The following morning J discovers Randall collapsed in the street after having told her he was going "for a run." She learns that Randall has had leukemia for many years and doesn't have long to live, and is initially very angry that he didn't share this with her.
While collecting some of Randall's personal items from his home, J discovers the name and address of his ex-wife. Unable to contact her by phone, J drives to Albuquerque only to find her (and Randall's) son Randy, a deeply cynical young man who tells her that his mother died in a car accident six months earlier, and had told him that his father had died before he was born. Although he initially refuses to drive to L.A. to see the father he's never known before he dies, he ultimately does so. Because of J's intervention, Randall and his son have a brief time to get to know one another, for which Randall is very grateful.
J's friendship with Randall inspires her to seek a closer relationship with her family, especially her mother. In Randall's final days, Jennifer organizes a dinner at which his son and Jennifer's family come together to celebrate his life.
- Albert Brooks as Randall 'R' Harris
- Leelee Sobieski as Jennifer "J" Wilson
- John Goodman as Benjamin Wilson
- Carol Kane as Mrs.
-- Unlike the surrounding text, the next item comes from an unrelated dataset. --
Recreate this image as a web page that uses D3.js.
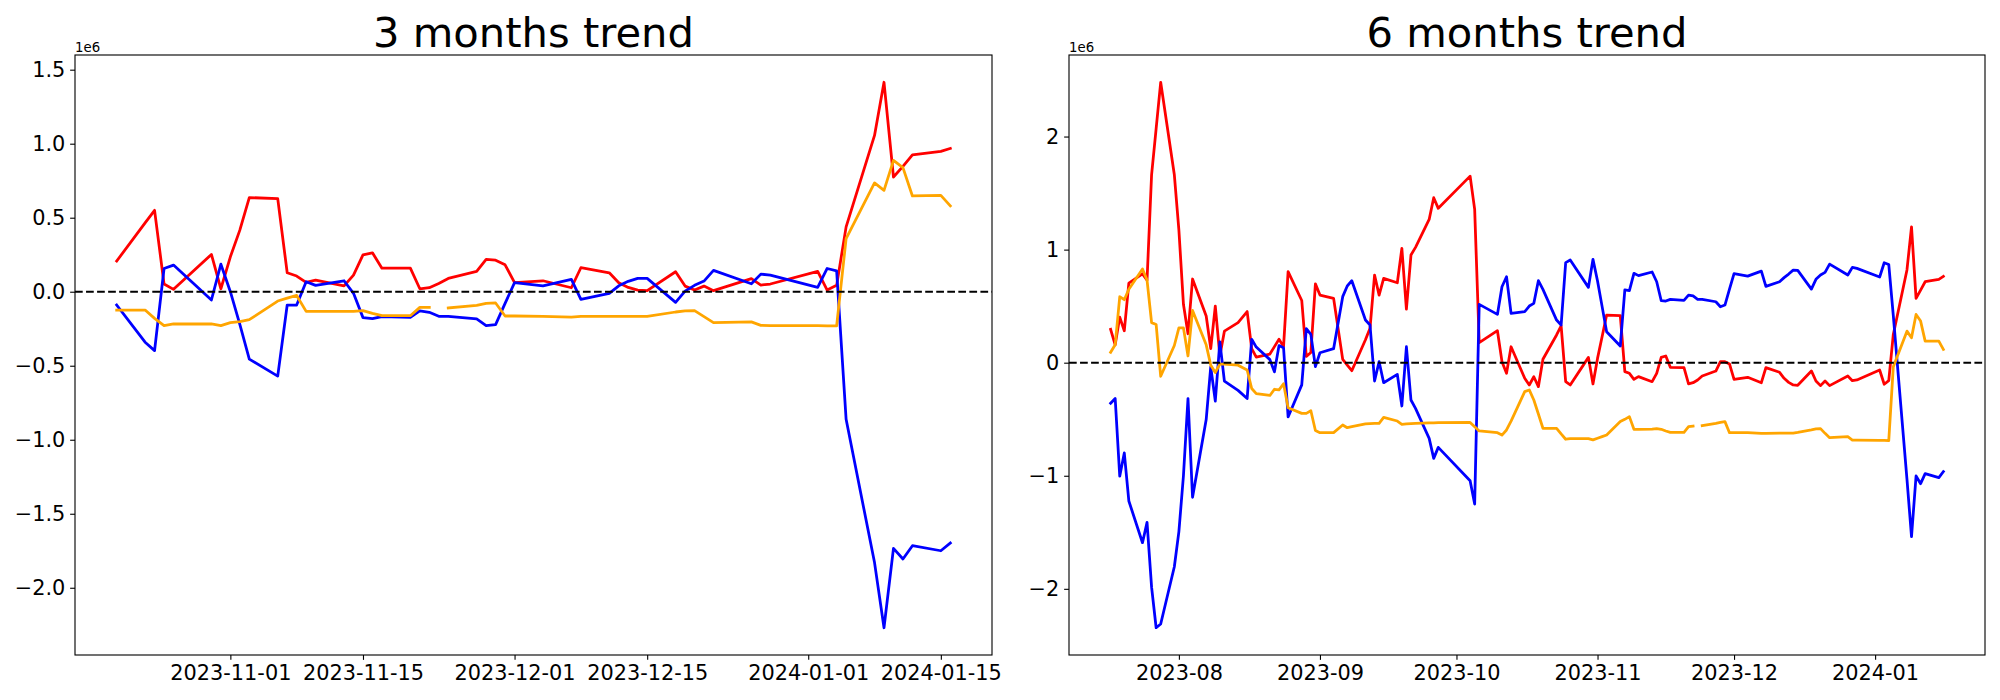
<!DOCTYPE html>
<html>
<head>
<meta charset="utf-8">
<script src="https://cdn.jsdelivr.net/npm/d3@7"></script>
<style>
  html, body { margin: 0; padding: 0; background: #fff; }
  svg { display: block; font-family: "DejaVu Sans", sans-serif; }
</style>
</head>
<body>
<svg id="chart" width="2000" height="700"></svg>
<script>
// ---------------- DATA (values in units of 1e6) ----------------
const titles = ["3 months trend", "6 months trend"];

const dates3m = ["2023-10-20","2023-10-23","2023-10-24","2023-10-25","2023-10-26","2023-10-30","2023-10-31",
  "2023-11-01","2023-11-02","2023-11-03","2023-11-06","2023-11-07","2023-11-08","2023-11-09","2023-11-10",
  "2023-11-13","2023-11-14","2023-11-15","2023-11-16","2023-11-17","2023-11-20","2023-11-21","2023-11-22",
  "2023-11-23","2023-11-24","2023-11-27","2023-11-28","2023-11-29","2023-11-30","2023-12-01","2023-12-04",
  "2023-12-07","2023-12-08","2023-12-11","2023-12-12","2023-12-13","2023-12-14","2023-12-15","2023-12-18",
  "2023-12-19","2023-12-20","2023-12-21","2023-12-22","2023-12-26","2023-12-27","2023-12-28","2024-01-02",
  "2024-01-03","2024-01-04","2024-01-05","2024-01-08","2024-01-09","2024-01-10","2024-01-11","2024-01-12",
  "2024-01-15","2024-01-16"];
const red3m = [0.207,0.465,0.550,0.052,0.016,0.252,0.020,
  0.236,0.416,0.636,0.629,0.128,0.106,0.063,0.079,
  0.040,0.112,0.249,0.263,0.159,0.159,0.020,0.027,
  0.056,0.090,0.137,0.218,0.213,0.182,0.061,0.074,
  0.027,0.162,0.128,0.061,0.029,0.011,0.007,0.135,
  0.038,0.011,0.038,0.007,0.088,0.045,0.052,0.137,
  0.011,0.043,0.438,1.056,1.415,0.775,0.847,0.925,
  0.948,0.968];
const blue3m = [-0.090,-0.341,-0.398,0.157,0.180,-0.056,0.186,
  0.000,-0.220,-0.455,-0.570,-0.090,-0.090,0.067,0.043,
  0.074,-0.011,-0.175,-0.182,-0.168,-0.173,-0.130,-0.139,
  -0.166,-0.166,-0.184,-0.229,-0.222,-0.079,0.061,0.040,
  0.083,-0.052,-0.011,0.040,0.070,0.090,0.090,-0.072,
  0.004,0.043,0.072,0.144,0.054,0.119,0.112,0.029,
  0.157,0.141,-0.862,-1.830,-2.270,-1.734,-1.806,-1.716,
  -1.750,-1.698];
const orange3m = [-0.124,-0.124,-0.180,-0.229,-0.218,-0.218,-0.229,
  -0.209,-0.202,-0.189,-0.063,-0.043,-0.025,-0.133,-0.133,
  -0.133,-0.133,-0.128,-0.146,-0.162,-0.162,-0.106,-0.106,
  null,-0.110,-0.092,-0.079,-0.076,-0.164,-0.164,-0.166,
  -0.171,-0.166,-0.166,-0.166,-0.166,-0.166,-0.166,-0.137,
  -0.130,-0.128,-0.168,-0.209,-0.204,-0.227,-0.229,-0.229,
  -0.231,-0.231,0.359,0.735,0.685,0.887,0.838,0.647,
  0.651,0.580];

const dates6m = ["2023-07-17","2023-07-18","2023-07-19","2023-07-20","2023-07-21","2023-07-24","2023-07-25",
  "2023-07-26","2023-07-27","2023-07-28","2023-07-31","2023-08-01","2023-08-02","2023-08-03","2023-08-04",
  "2023-08-07","2023-08-08","2023-08-09","2023-08-10","2023-08-11","2023-08-14","2023-08-16","2023-08-17",
  "2023-08-18","2023-08-21","2023-08-22","2023-08-23","2023-08-24","2023-08-25","2023-08-28","2023-08-29",
  "2023-08-30","2023-08-31","2023-09-01","2023-09-04","2023-09-06","2023-09-07","2023-09-08","2023-09-11",
  "2023-09-12","2023-09-13","2023-09-14","2023-09-15","2023-09-18","2023-09-19","2023-09-20","2023-09-21",
  "2023-09-22","2023-09-25","2023-09-26","2023-09-27","2023-10-04","2023-10-05","2023-10-06","2023-10-10",
  "2023-10-11","2023-10-12","2023-10-13","2023-10-16","2023-10-17","2023-10-18","2023-10-19","2023-10-20",
  "2023-10-23","2023-10-24","2023-10-25","2023-10-26","2023-10-30","2023-10-31","2023-11-01","2023-11-02",
  "2023-11-03","2023-11-06","2023-11-07","2023-11-08","2023-11-09","2023-11-10","2023-11-13","2023-11-14",
  "2023-11-15","2023-11-16","2023-11-17","2023-11-20","2023-11-21","2023-11-22","2023-11-23","2023-11-24",
  "2023-11-27","2023-11-28","2023-11-29","2023-11-30","2023-12-01","2023-12-04","2023-12-07","2023-12-08",
  "2023-12-11","2023-12-12","2023-12-13","2023-12-14","2023-12-15","2023-12-18","2023-12-19","2023-12-20",
  "2023-12-21","2023-12-22","2023-12-26","2023-12-27","2023-12-28","2024-01-02","2024-01-03","2024-01-04",
  "2024-01-05","2024-01-08","2024-01-09","2024-01-10","2024-01-11","2024-01-12","2024-01-15","2024-01-16"];
const red6m = [0.295,0.158,0.403,0.282,0.704,0.786,0.730,
  1.662,2.070,2.480,1.662,1.172,0.517,0.256,0.740,
  0.413,0.125,0.501,0.060,0.279,0.354,0.452,0.125,
  0.050,0.076,0.142,0.207,0.142,0.805,0.550,0.055,
  0.090,0.697,0.598,0.569,0.029,-0.021,-0.071,0.203,
  0.304,0.775,0.598,0.746,0.707,1.011,0.474,0.952,
  1.020,1.267,1.459,1.365,1.650,1.356,0.177,0.283,
  0.009,-0.094,0.141,-0.138,-0.197,-0.124,-0.212,0.030,
  0.245,0.325,-0.168,-0.197,0.047,-0.188,0.038,0.230,
  0.421,0.416,-0.079,-0.094,-0.147,-0.123,-0.168,-0.094,
  0.047,0.059,-0.041,-0.044,-0.188,-0.177,-0.153,-0.118,
  -0.074,0.009,0.009,-0.011,-0.147,-0.129,-0.177,-0.044,
  -0.085,-0.138,-0.174,-0.197,-0.200,-0.073,-0.162,-0.203,
  -0.162,-0.203,-0.118,-0.159,-0.153,-0.065,-0.191,-0.159,
  0.250,0.820,1.202,0.569,0.642,0.716,0.737,0.763];
const blue6m = [-0.359,-0.317,-1.004,-0.798,-1.223,-1.592,-1.412,
  -1.985,-2.344,-2.311,-1.805,-1.494,-1.000,-0.317,-1.190,
  -0.503,-0.038,-0.339,0.184,-0.163,-0.245,-0.317,0.207,
  0.138,0.027,-0.081,0.151,0.132,-0.480,-0.196,0.301,
  0.250,-0.035,0.088,0.124,0.584,0.678,0.725,0.377,
  0.333,-0.162,0.009,-0.177,-0.103,-0.383,0.141,-0.330,
  -0.404,-0.669,-0.846,-0.749,-1.044,-1.250,0.516,0.427,
  0.672,0.760,0.436,0.451,0.501,0.525,0.725,0.648,
  0.377,0.333,0.885,0.908,0.666,0.914,0.722,0.498,
  0.274,0.147,0.643,0.637,0.790,0.770,0.802,0.716,
  0.548,0.545,0.560,0.551,0.598,0.590,0.560,0.560,
  0.539,0.495,0.510,0.651,0.787,0.766,0.810,0.675,
  0.716,0.752,0.784,0.819,0.816,0.651,0.737,0.775,
  0.799,0.872,0.775,0.843,0.834,0.758,0.884,0.869,
  0.416,-1.030,-1.538,-1.002,-1.070,-0.981,-1.016,-0.963];
const orange6m = [0.092,0.158,0.583,0.557,0.650,0.829,0.731,
  0.354,0.338,-0.120,0.152,0.308,0.308,0.060,0.462,
  0.158,-0.022,-0.087,-0.012,-0.012,-0.022,-0.065,-0.228,
  -0.274,-0.290,-0.235,-0.241,-0.186,-0.399,-0.448,-0.448,
  -0.425,-0.600,-0.619,-0.619,-0.551,-0.575,-0.566,-0.542,
  -0.539,-0.536,-0.536,-0.483,-0.516,-0.545,-0.542,-0.539,
  -0.536,-0.533,-0.533,-0.530,-0.528,-0.566,-0.604,-0.619,
  -0.640,-0.595,-0.517,-0.256,-0.241,-0.330,-0.454,-0.580,
  -0.580,-0.630,-0.677,-0.671,-0.671,-0.683,-0.668,-0.654,
  -0.639,-0.521,-0.501,-0.477,-0.589,-0.589,-0.587,-0.584,
  -0.589,-0.604,-0.616,-0.616,-0.566,-0.560,null,-0.557,
  -0.536,-0.527,-0.521,-0.619,-0.619,-0.619,-0.625,-0.625,
  -0.622,-0.622,-0.622,-0.622,-0.616,-0.595,-0.586,-0.583,
  -0.625,-0.663,-0.654,-0.684,-0.684,-0.687,-0.687,-0.690,
  -0.035,0.279,0.220,0.427,0.368,0.191,0.191,0.118];

const xTicks3m = ["2023-11-01","2023-11-15","2023-12-01","2023-12-15","2024-01-01","2024-01-15"];
const xTicks6m = ["2023-08-01","2023-09-01","2023-10-01","2023-11-01","2023-12-01","2024-01-01"];
const yTicks3m = [-2.0,-1.5,-1.0,-0.5,0.0,0.5,1.0,1.5];
const yTicks6m = [-2,-1,0,1,2];
const seriesColors = ["red", "blue", "orange"];
const offsetLabel = "1e6";

// ---------------- DRAWING ----------------
const svg = d3.select("#chart");
const parse = d3.utcParse("%Y-%m-%d");
const PT = 100 / 72;               // px per point at dpi 100
const tickFont = 15 * PT;
const titleFont = 30 * PT;

const panels = [
  { title: titles[0], dates: dates3m, series: [red3m, blue3m, orange3m],
    xTicks: xTicks3m, xFmt: d3.utcFormat("%Y-%m-%d"), yTicks: yTicks3m, yFmt: d3.format(".1f"),
    left: 75, right: 992 },
  { title: titles[1], dates: dates6m, series: [red6m, blue6m, orange6m],
    xTicks: xTicks6m, xFmt: d3.utcFormat("%Y-%m"), yTicks: yTicks6m, yFmt: d3.format("d"),
    left: 1069, right: 1985 }
];
const axTop = 55, axBottom = 655;

panels.forEach((p, pi) => {
  const ds = p.dates.map(parse);
  const [d0, d1] = d3.extent(ds);
  const dPad = (d1 - d0) * 0.05;
  const x = d3.scaleUtc().domain([new Date(+d0 - dPad), new Date(+d1 + dPad)]).range([p.left, p.right]);
  const allV = p.series.flat().filter(v => v != null);
  const [v0, v1] = d3.extent(allV);
  const vPad = (v1 - v0) * 0.05;
  const y = d3.scaleLinear().domain([v0 - vPad, v1 + vPad]).range([axBottom, axTop]);

  const g = svg.append("g");
  const clipId = "clip" + pi;
  g.append("clipPath").attr("id", clipId).append("rect")
    .attr("x", p.left).attr("y", axTop).attr("width", p.right - p.left).attr("height", axBottom - axTop);

  const plot = g.append("g").attr("clip-path", `url(#${clipId})`);
  const line = d3.line().defined(d => d.v != null).x(d => x(d.t)).y(d => y(d.v));
  p.series.forEach((vals, si) => {
    const data = vals.map((v, i) => ({ t: ds[i], v }));
    plot.append("path").datum(data)
      .attr("d", line)
      .attr("fill", "none")
      .attr("stroke", seriesColors[si])
      .attr("stroke-width", 2 * PT)
      .attr("stroke-linejoin", "round")
      .attr("stroke-linecap", "square");
  });

  // zero reference line
  plot.append("line")
    .attr("x1", p.left).attr("x2", p.right)
    .attr("y1", y(0)).attr("y2", y(0))
    .attr("stroke", "black").attr("stroke-width", 1.5 * PT)
    .attr("stroke-dasharray", `${5.55 * PT},${2.4 * PT}`);

  // axes
  const xAxis = d3.axisBottom(x).tickValues(p.xTicks.map(parse)).tickFormat(p.xFmt)
    .tickSizeOuter(0).tickSize(3.5 * PT).tickPadding(3.5 * PT);
  const yAxis = d3.axisLeft(y).tickValues(p.yTicks).tickFormat(p.yFmt)
    .tickSizeOuter(0).tickSize(3.5 * PT).tickPadding(3.5 * PT);

  const gx = g.append("g").attr("transform", `translate(0,${axBottom})`).call(xAxis);
  const gy = g.append("g").attr("transform", `translate(${p.left},0)`).call(yAxis);
  [gx, gy].forEach(a => {
    a.select(".domain").remove();
    a.selectAll(".tick line").attr("stroke", "black").attr("stroke-width", 0.8 * PT);
    a.selectAll(".tick text").attr("fill", "black")
      .style("font-family", "'DejaVu Sans', sans-serif").style("font-size", tickFont + "px");
  });

  // frame
  g.append("rect").attr("x", p.left).attr("y", axTop)
    .attr("width", p.right - p.left).attr("height", axBottom - axTop)
    .attr("fill", "none").attr("stroke", "black").attr("stroke-width", 0.8 * PT);

  // offset label
  g.append("text").attr("x", p.left).attr("y", axTop - 3.5)
    .style("font-size", "13.3px").attr("fill", "black").text(offsetLabel);

  // title
  g.append("text").attr("x", (p.left + p.right) / 2).attr("y", axTop - 6 * PT)
    .attr("text-anchor", "middle").style("font-size", titleFont + "px").attr("fill", "black")
    .text(p.title);
});
</script>
</body>
</html>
Benson
- Michael McKean as Bob Benson
- Henry Brown as Jack Taylor, Salesman
- Desmond Harrington as Randy Harris, Jr.
- Mary Kay Place as Nurse Patty
Production and casting
In the DVD commentary, director Christine Lahti notes that Albert Brooks campaigned vigorously for the role of Randall, and that although initially doubtful about whether he could handle the heavy dramatic aspects of the character, she was won over at their first meeting. Similarly, when Sobieski was considered for the part of "J", she was initially skeptical that "such a beautiful face" could capture the feeling and look of isolation that was needed for the character, but changed her mind after meeting Sobieski.
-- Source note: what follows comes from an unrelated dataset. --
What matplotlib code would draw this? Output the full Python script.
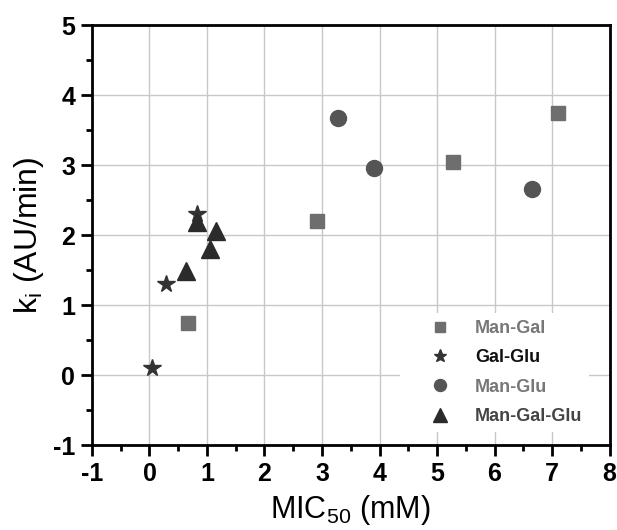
import matplotlib
matplotlib.use("Agg")
import matplotlib.pyplot as plt
from matplotlib.ticker import MultipleLocator

plt.rcParams["font.family"] = ["Liberation Sans", "DejaVu Sans"]
plt.rcParams["mathtext.default"] = "regular"
plt.rcParams["axes.unicode_minus"] = False

# Man-Gal
man_gal_x = [0.67, 2.91, 5.27, 7.11]
man_gal_y = [0.75, 2.20, 3.05, 3.75]
# Gal-Glu
gal_glu_x = [0.05, 0.29, 0.82]
gal_glu_y = [0.10, 1.31, 2.31]
# Man-Glu
man_glu_x = [3.27, 3.91, 6.65]
man_glu_y = [3.68, 2.96, 2.66]
# Man-Gal-Glu
man_gal_glu_x = [0.63, 0.83, 1.06, 1.16]
man_gal_glu_y = [1.49, 2.19, 1.80, 2.06]

fig = plt.figure(figsize=(6.17, 5.30), dpi=100)
ax = fig.add_axes([0.149, 0.160, 0.839, 0.792])

ax.plot(man_gal_x, man_gal_y, "s", color="#6e6e6e", ms=9.5, label="Man-Gal")
ax.plot(gal_glu_x, gal_glu_y, "*", color="#333333", ms=13, label="Gal-Glu")
ax.plot(man_glu_x, man_glu_y, "o", color="#555555", ms=11.5, label="Man-Glu")
ax.plot(man_gal_glu_x, man_gal_glu_y, "^", color="#2b2b2b", ms=13, label="Man-Gal-Glu")

ax.set_xlim(-1, 8)
ax.set_ylim(-1, 5)
ax.xaxis.set_major_locator(MultipleLocator(1))
ax.xaxis.set_minor_locator(MultipleLocator(0.5))
ax.yaxis.set_major_locator(MultipleLocator(1))
ax.yaxis.set_minor_locator(MultipleLocator(0.5))
ax.grid(True, which="major", color="#c8c8c8", linewidth=1.0)
ax.set_axisbelow(True)

for s in ax.spines.values():
    s.set_linewidth(2)
ax.tick_params(which="major", direction="out", length=8, width=2,
               labelsize=18, pad=4)
ax.tick_params(which="minor", direction="out", length=4, width=2)
for lbl in ax.get_xticklabels() + ax.get_yticklabels():
    lbl.set_fontweight("bold")

ax.set_xlabel("MIC$_{50}$ (mM)", fontsize=22, labelpad=5)
ax.set_ylabel("k$_{i}$ (AU/min)", fontsize=23, labelpad=5)

leg = ax.legend(loc="upper left", bbox_to_anchor=(0.595, 0.315),
                borderaxespad=0, frameon=True, facecolor="white",
                edgecolor="none", framealpha=1, fancybox=False,
                markerscale=0.75, prop={"weight": "bold", "size": 13},
                labelspacing=0.68, handlelength=3.6, handletextpad=0.15,
                borderpad=0.4)
text_colors = ["#777777", "#111111", "#777777", "#444444"]
for t, c in zip(leg.get_texts(), text_colors):
    t.set_color(c)

fig.savefig("out.png", dpi=100)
Lahti expresses deep disappointment that the film was rated R (for language), despairing that it would likely not be seen by many teenagers who would like and relate to the characters. She also laments that the shooting schedule, constrained by the film's budget, didn't give her the opportunity to shoot more "coverage" (camera perspectives, such as "close-ups"), and thus more editing choices to convey the emotional content of some scenes.
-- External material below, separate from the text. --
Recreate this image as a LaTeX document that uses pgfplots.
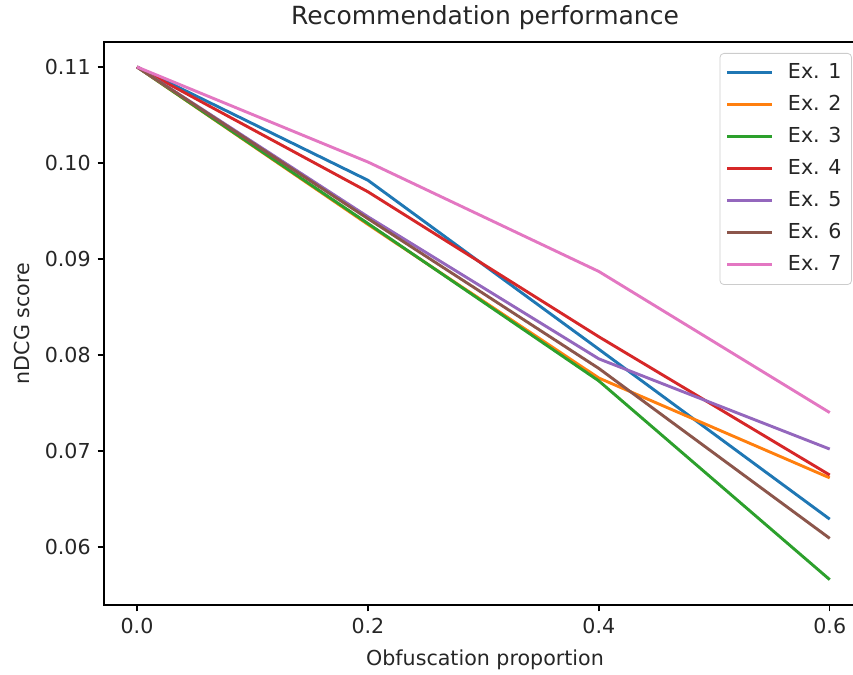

Film critic Roger Ebert praised the film, writing, "These two characters are so particular and sympathetic that the whole movie could simply observe them...The bravest thing about the movie is the way it doesn't cave in to teenage multiplex demographics with another story about dumb adults and cool kids. My First Mister is about reaching out, about seeing the other person, about having something to say and being able to listen. So what if the ending is in autopilot? At least it's a flight worth taking."